3C. Page faults: costs

    --What does demand paging (i.e., paging from the disk) cost?

	--let's look at average memory access time (AMAT)

	--AMAT = (1-p)*memory access time + p * page fault time,
	where p is the prob. of a page fault.
	
	memory access time ~ 100ns 
	disk access time   ~ 10 ms = 10^7 ns

	--QUESTION: what does p need to be to ensure that paging hurts
	performance by less than 10%?

	1.1*t_M = (1-p)*t_M + p*t_D
	p = .1*t_M / (t_D - t_M) ~ 10^1 / 10^7 = 10^{-6} 

	so only one access out of 1,000,000 can be a page fault!!

	--basically, page faults are super-expensive (good thing the
	machine can do other things during a page fault)

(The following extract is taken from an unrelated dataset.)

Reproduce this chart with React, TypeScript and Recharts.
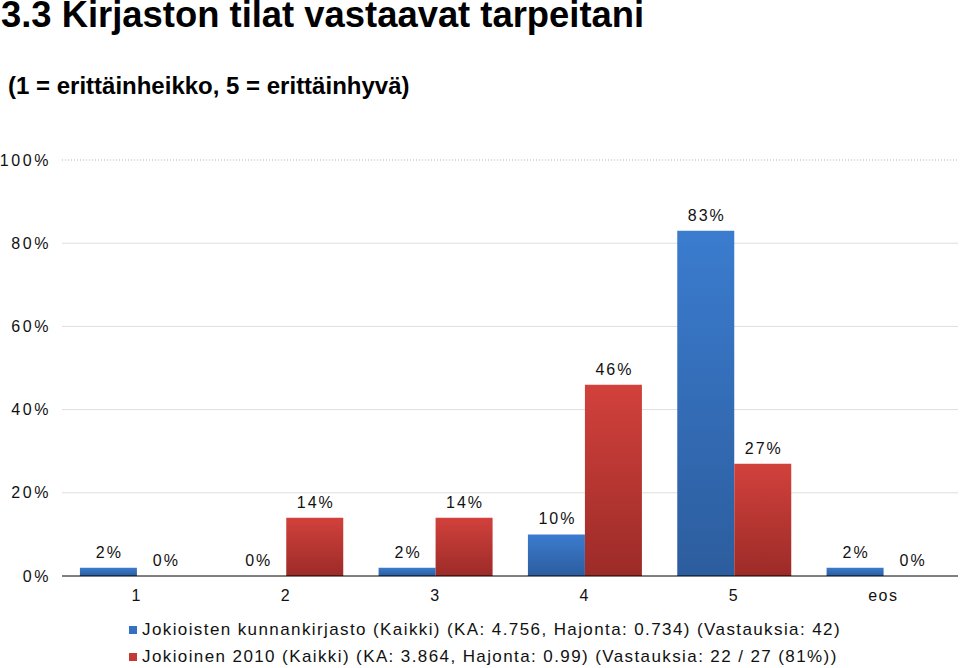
import { BarChart, Bar, XAxis, YAxis, CartesianGrid, ReferenceLine, LabelList } from "recharts";

const categories = ['1', '2', '3', '4', '5', 'eos'];
const kirjasto = [2, 0, 2, 10, 83, 2];
const jokioinen2010 = [0, 14, 14, 46, 27, 0];
const yTicks = [0, 20, 40, 60, 80, 100];
const seriesNames = [
  'Jokioisten kunnankirjasto (Kaikki) (KA: 4.756, Hajonta: 0.734) (Vastauksia: 42)',
  'Jokioinen 2010 (Kaikki) (KA: 3.864, Hajonta: 0.99) (Vastauksia: 22 / 27 (81%))',
];
const seriesColors = ['#3571c0', '#c23a35'];

const data = categories.map((c, i) => ({ cat: c, a: kirjasto[i], b: jokioinen2010[i] }));

const font = '"Liberation Sans", Arial, Helvetica, sans-serif';

// labels drawn by hand so that the 0% bars get one too
const ValueLabel = (props: any) => {
  const { x, y, width, value } = props;
  return (
    <text x={x + width / 2 + 1} y={y - 10} textAnchor="middle" fontSize={16} fill="#111" fontFamily={font} letterSpacing={2}>
      {`${value}%`}
    </text>
  );
};

export default function App() {
  return (
    <div style={{ position: 'absolute', left: 0, top: 0, width: 960, height: 668, background: '#fff', overflow: 'hidden' }}>
      <div style={{ position: 'absolute', left: 1, top: -3, fontFamily: font, fontWeight: 'bold', fontSize: 36.4, lineHeight: '36px', color: '#000', whiteSpace: 'nowrap' }}>
        3.3 Kirjaston tilat vastaavat tarpeitani
      </div>
      <div style={{ position: 'absolute', left: 8, top: 74, fontFamily: font, fontWeight: 'bold', fontSize: 24, lineHeight: '24px', color: '#000', whiteSpace: 'nowrap' }}>
        (1 = erittäinheikko, 5 = erittäinhyvä)
      </div>
      <BarChart
        width={960}
        height={668}
        data={data}
        margin={{ top: 160, right: 2, left: 0, bottom: 62 }}
        barCategoryGap="12%"
        barGap={0}
        style={{ position: 'absolute', left: 0, top: 0 }}
      >
        <defs>
          <linearGradient id="gBlue" x1="0" y1="0" x2="0" y2="1">
            <stop offset="0%" stopColor="#3b7ccf" />
            <stop offset="100%" stopColor="#2c5d9e" />
          </linearGradient>
          <linearGradient id="gRed" x1="0" y1="0" x2="0" y2="1">
            <stop offset="0%" stopColor="#d2413c" />
            <stop offset="100%" stopColor="#9c2b28" />
          </linearGradient>
        </defs>
        <CartesianGrid vertical={false} horizontalValues={[20, 40, 60, 80]} stroke="#dedede" />
        <ReferenceLine y={100} stroke="#b5b5b5" strokeDasharray="1 2" />
        <XAxis
          dataKey="cat"
          height={30}
          axisLine={{ stroke: '#000' }}
          tickLine={false}
          tickSize={0}
          tickMargin={14}
          tick={{ fontSize: 16, fill: '#111', fontFamily: font, letterSpacing: 1.5 }}
        />
        <YAxis
          width={62}
          domain={[0, 100]}
          ticks={yTicks}
          axisLine={false}
          tickLine={false}
          tickSize={0}
          tickMargin={11}
          tickFormatter={(v) => `${v}%`}
          tick={{ fontSize: 16, fill: '#111', fontFamily: font, letterSpacing: 2.6 }}
        />
        <Bar dataKey="a" name={seriesNames[0]} fill="url(#gBlue)" minPointSize={0.01} isAnimationActive={false}>
          <LabelList dataKey="a" content={<ValueLabel />} />
        </Bar>
        <Bar dataKey="b" name={seriesNames[1]} fill="url(#gRed)" minPointSize={0.01} isAnimationActive={false}>
          <LabelList dataKey="b" content={<ValueLabel />} />
        </Bar>
      </BarChart>
      <div style={{ position: 'absolute', left: 129, top: 616, fontFamily: font, fontSize: 17, letterSpacing: 1.4, color: '#111', whiteSpace: 'nowrap' }}>
        {seriesNames.map((n, i) => (
          <div key={n} style={{ display: 'flex', alignItems: 'center', height: 27 }}>
            <span style={{ display: 'inline-block', width: 8, height: 8, background: seriesColors[i], marginRight: 5 }} />
            <span>{n}</span>
          </div>
        ))}
      </div>
    </div>
  );
}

    --Thrashing is even worse

	Memory overcommitted -- pages tossed out while still needed 
     
	Example:

	    --one program touches 50 pages (each equally likely); only 
	      have 40 physical page frames 
	    
	    --If have enough pages, 100ns/ref 
     
	    --If have too few pages, assume every 5th reference leads
	    to a  page fault 
     
	    --4refs x 100ns  and 1 page fault x 10ms for disk I/O 

	    --this gets us
		5 refs per (10ms + 400ns) = 2ms/ref = 20,000x slowdown!!! 
     

	--What we wanted: virtual memory the size of disk with access
	time the speed of physical memory 

	--What we have here: memory with access time roughly of disk
	(2 ms/mem_ref compare to 10 ms/disk_access)

	Concept is much larger than OSes: need to pay attention to the
	slow case if it's really slow and common enough to matter.